== What you need to do ==
The data below should be restated word for word, with every picture omitted.

== Given information ==
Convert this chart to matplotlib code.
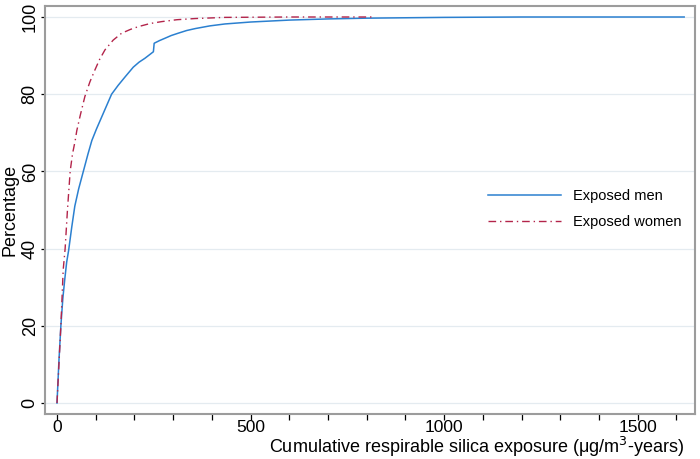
import matplotlib
matplotlib.use('Agg')
import matplotlib.pyplot as plt

plt.rcParams['font.family'] = ['Liberation Sans', 'DejaVu Sans']

# cumulative distribution of exposure
men_x = [0, 5, 10, 15, 20, 25, 30, 38, 46, 56, 68, 80, 90, 102, 115, 128, 141, 158,
         176, 197, 212, 227, 240, 249, 251, 265, 279, 295, 313, 335, 357, 395, 434,
         500, 600, 700, 800, 900, 1000, 1200, 1620]
men_y = [0, 11, 20, 27, 32, 36.5, 39.5, 45.5, 51, 55.5, 60, 64.5, 68, 71, 74, 77, 80,
         82.3, 84.5, 87, 88.3, 89.3, 90.3, 91, 93.2, 93.9, 94.5, 95.2, 95.8, 96.5, 97,
         97.7, 98.2, 98.7, 99.2, 99.5, 99.7, 99.8, 99.9, 100, 100]

women_x = [0, 5, 10, 16, 21, 27, 34, 40, 47, 51, 60, 72, 85, 98, 110, 124, 145, 167,
           190, 210, 240, 270, 310, 357, 434, 600, 816]
women_y = [0, 10, 20, 34.5, 40, 50, 60, 64.5, 68, 70.5, 74.5, 79.4, 83.2, 86.3, 89,
           91.5, 94, 95.8, 96.8, 97.5, 98.3, 98.8, 99.3, 99.6, 99.9, 100, 100]

y_ticks = [0, 20, 40, 60, 80, 100]
x_ticks = [0, 500, 1000, 1500]
x_minor = [100, 200, 300, 400, 600, 700, 800, 900, 1100, 1200, 1300, 1400, 1600]

fig = plt.figure(figsize=(7, 4.59), dpi=100)
ax = fig.add_axes([45/700, 45/459, 650/700, 408/459])

ax.plot(men_x, men_y, color='#2b80d0', lw=1.1, label='Exposed men')
ax.plot(women_x, women_y, color='#b3244a', lw=1.0, dashes=(5.5, 2.8, 1.0, 2.8),
        label='Exposed women')

ax.set_xlim(-31, 1648)
ax.set_ylim(-2.85, 102.85)
ax.set_yticks(y_ticks)
ax.set_xticks(x_ticks)
ax.set_xticks(x_minor, minor=True)
ax.grid(axis='y', color='#e4ebf0', lw=0.9)
ax.set_axisbelow(True)

for s in ax.spines.values():
    s.set_color('#9c9c9c')
    s.set_linewidth(1.5)

ax.tick_params(axis='both', which='both', direction='out', width=0.9, color='black')
ax.tick_params(axis='x', which='both', length=4.3, pad=0.3, labelsize=12.5)
ax.tick_params(axis='y', length=3, pad=1.5, labelsize=13)
for lab in ax.get_yticklabels():
    lab.set_rotation(90)
    lab.set_va('center')

ax.set_ylabel('Percentage', fontsize=13)
ax.yaxis.set_label_coords((10 - 45) / 650, 0.5)
ax.yaxis.label.set_va('center')
ax.set_xlabel('Cumulative respirable silica exposure (μg/m$^3$-years)', fontsize=13)
ax.xaxis.set_label_coords((684 - 45) / 650, (414 - 447) / 408)
ax.xaxis.label.set_ha('right')
ax.xaxis.label.set_va('center')

ax.legend(loc='center left', bbox_to_anchor=((488 - 45) / 650, (414 - 209) / 408),
          frameon=False, fontsize=10.5, handlelength=5.0, handletextpad=0.85,
          labelspacing=0.85, borderpad=0, borderaxespad=0)

fig.savefig('out.png', dpi=100)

== Result for this exercise ==
Convert this chart to matplotlib code.
import matplotlib
matplotlib.use('Agg')
import matplotlib.pyplot as plt

plt.rcParams['font.family'] = ['Liberation Sans', 'DejaVu Sans']

# cumulative distribution of exposure
men_x = [0, 5, 10, 15, 20, 25, 30, 38, 46, 56, 68, 80, 90, 102, 115, 128, 141, 158,
         176, 197, 212, 227, 240, 249, 251, 265, 279, 295, 313, 335, 357, 395, 434,
         500, 600, 700, 800, 900, 1000, 1200, 1620]
men_y = [0, 11, 20, 27, 32, 36.5, 39.5, 45.5, 51, 55.5, 60, 64.5, 68, 71, 74, 77, 80,
         82.3, 84.5, 87, 88.3, 89.3, 90.3, 91, 93.2, 93.9, 94.5, 95.2, 95.8, 96.5, 97,
         97.7, 98.2, 98.7, 99.2, 99.5, 99.7, 99.8, 99.9, 100, 100]

women_x = [0, 5, 10, 16, 21, 27, 34, 40, 47, 51, 60, 72, 85, 98, 110, 124, 145, 167,
           190, 210, 240, 270, 310, 357, 434, 600, 816]
women_y = [0, 10, 20, 34.5, 40, 50, 60, 64.5, 68, 70.5, 74.5, 79.4, 83.2, 86.3, 89,
           91.5, 94, 95.8, 96.8, 97.5, 98.3, 98.8, 99.3, 99.6, 99.9, 100, 100]

y_ticks = [0, 20, 40, 60, 80, 100]
x_ticks = [0, 500, 1000, 1500]
x_minor = [100, 200, 300, 400, 600, 700, 800, 900, 1100, 1200, 1300, 1400, 1600]

fig = plt.figure(figsize=(7, 4.59), dpi=100)
ax = fig.add_axes([45/700, 45/459, 650/700, 408/459])

ax.plot(men_x, men_y, color='#2b80d0', lw=1.1, label='Exposed men')
ax.plot(women_x, women_y, color='#b3244a', lw=1.0, dashes=(5.5, 2.8, 1.0, 2.8),
        label='Exposed women')

ax.set_xlim(-31, 1648)
ax.set_ylim(-2.85, 102.85)
ax.set_yticks(y_ticks)
ax.set_xticks(x_ticks)
ax.set_xticks(x_minor, minor=True)
ax.grid(axis='y', color='#e4ebf0', lw=0.9)
ax.set_axisbelow(True)

for s in ax.spines.values():
    s.set_color('#9c9c9c')
    s.set_linewidth(1.5)

ax.tick_params(axis='both', which='both', direction='out', width=0.9, color='black')
ax.tick_params(axis='x', which='both', length=4.3, pad=0.3, labelsize=12.5)
ax.tick_params(axis='y', length=3, pad=1.5, labelsize=13)
for lab in ax.get_yticklabels():
    lab.set_rotation(90)
    lab.set_va('center')

ax.set_ylabel('Percentage', fontsize=13)
ax.yaxis.set_label_coords((10 - 45) / 650, 0.5)
ax.yaxis.label.set_va('center')
ax.set_xlabel('Cumulative respirable silica exposure (μg/m$^3$-years)', fontsize=13)
ax.xaxis.set_label_coords((684 - 45) / 650, (414 - 447) / 408)
ax.xaxis.label.set_ha('right')
ax.xaxis.label.set_va('center')

ax.legend(loc='center left', bbox_to_anchor=((488 - 45) / 650, (414 - 209) / 408),
          frameon=False, fontsize=10.5, handlelength=5.0, handletextpad=0.85,
          labelspacing=0.85, borderpad=0, borderaxespad=0)

fig.savefig('out.png', dpi=100)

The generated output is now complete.